It seems to me that Second Life is a great place to hold an unconference. I’m inspired by Dave Winer’s “what is an unconference?”
First, a disclaimer, Mix06 is definitely NOT an unconference. Just wanted to get that out of the way.
But, what’s great about an unconference? You can make your own conference. If you wanna listen to someone else, you can. If you wanna speak, you can. If you wanna go outside and roast wienies on the fire, you can! (That’s why my evil software company is built on top of a bed of lava in Second Life, after all! Heheh).

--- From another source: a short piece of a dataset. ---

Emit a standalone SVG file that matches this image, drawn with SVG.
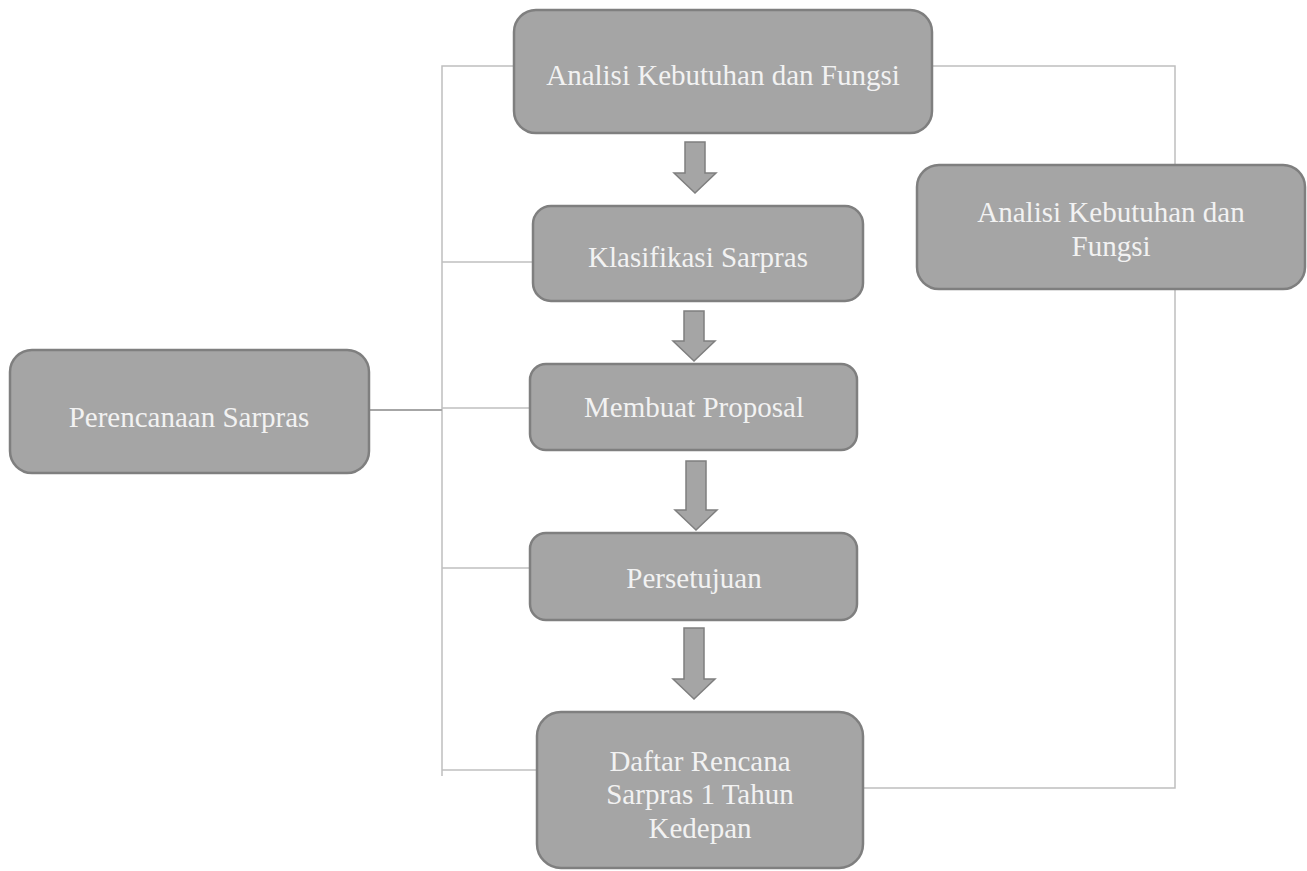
<svg xmlns="http://www.w3.org/2000/svg" width="1307" height="871" viewBox="0 0 1307 871">
<style>
.box{fill:#a5a5a5;stroke:#7f7f7f;stroke-width:2.5}
.arr{fill:#a5a5a5;stroke:#7f7f7f;stroke-width:1.5}
.lbl{font-family:"Liberation Serif","Times New Roman",serif;font-size:29px;fill:#f2f2f2;text-anchor:middle}
.con{fill:none;stroke:#bfbfbf;stroke-width:1.5}
</style>
<rect width="1307" height="871" fill="#ffffff"/>
<g id="connectors">
<polyline class="con" points="514,66 442,66 442,776"/>
<line class="con" x1="442" y1="262" x2="533" y2="262"/>
<line class="con" x1="369" y1="410" x2="442" y2="410" style="stroke:#a6a6a6;stroke-width:2"/>
<line class="con" x1="442" y1="408" x2="530" y2="408"/>
<line class="con" x1="442" y1="568" x2="530" y2="568"/>
<line class="con" x1="442" y1="770" x2="537" y2="770"/>
<polyline class="con" points="932,66 1175,66 1175,165"/>
<polyline class="con" points="1175,289 1175,788 863,788"/>
<path class="arr" d="M685,142 H705 V173 H716 L695,193 L674,173 H685 Z"/>
<path class="arr" d="M684,311 H704 V341 H715 L694,361 L673,341 H684 Z"/>
<path class="arr" d="M686,461 H706 V510 H717 L696,530 L675,510 H686 Z"/>
<path class="arr" d="M684,628 H704 V679 H715 L694,699 L673,679 H684 Z"/>
</g>
<g id="n1"><rect class="box" x="514" y="10" width="418" height="123" rx="22"/><text class="lbl" x="723" y="85">Analisi Kebutuhan dan Fungsi</text></g>
<g id="n2"><rect class="box" x="533" y="206" width="330" height="95" rx="18"/><text class="lbl" x="698" y="267">Klasifikasi Sarpras</text></g>
<g id="n3"><rect class="box" x="530" y="364" width="327" height="86" rx="16"/><text class="lbl" x="694" y="417">Membuat Proposal</text></g>
<g id="n4"><rect class="box" x="530" y="533" width="327" height="87" rx="16"/><text class="lbl" x="694" y="588">Persetujuan</text></g>
<g id="n5"><rect class="box" x="537" y="712" width="326" height="156" rx="24"/><text class="lbl" x="700" y="771">Daftar Rencana</text><text class="lbl" x="700" y="804">Sarpras 1 Tahun</text><text class="lbl" x="700" y="838">Kedepan</text></g>
<g id="n6"><rect class="box" x="10" y="350" width="359" height="123" rx="22"/><text class="lbl" x="189" y="427">Perencanaan Sarpras</text></g>
<g id="n7"><rect class="box" x="917" y="165" width="388" height="124" rx="22"/><text class="lbl" x="1111" y="222">Analisi Kebutuhan dan</text><text class="lbl" x="1111" y="256">Fungsi</text></g>
</svg>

Anyway, Channel 9 is close to an unconference, no? You can listen to a conversation, which is driven by a moderator, or you can start your own conversation, or you can even just go in the corner buy yourself and start a wiki.
Map that onto a physical space and you get either one of Dave Winer’s shindigs, or something in Second Life (on Saturday night I was dancing, virtually, in Eric Rice’s club while watching video content be displayed on his virtual wall).
Anyway, this is all a very long way to say that I’m addicted to Memeorandum and it’s been a very long day of temptation to look there. Yes, the head lemur is right, I need an intervention! Heheh.
But, before I get an intervention, I’ll be honest. I still like the good old conference model. I like going to conferences to hear presentations from other people. I like sitting back, being presented information, and spending some time thinking. Actually, this is why I don’t try to live blog conferences anymore. It messed with my ability to think cause I was trying to be a reporter/note taker.
Anyway, I’m a fired discussion leader (seriously) so I probably shouldn’t be the one consulted on what an unconference is good for.
I will say that generally I hate panel discussions (although as a speaker they are a lot easier to prepare for than a full-blown session where I’m expected to say something the audience hasn’t heard yet).
One other thing? My favorite sessions have been where the speaker has some structure, and a point to make, and then goes into the audience Oprah style to get the audience involved.
Maybe the best conference is 50% old style conference mixed with 50% unconference?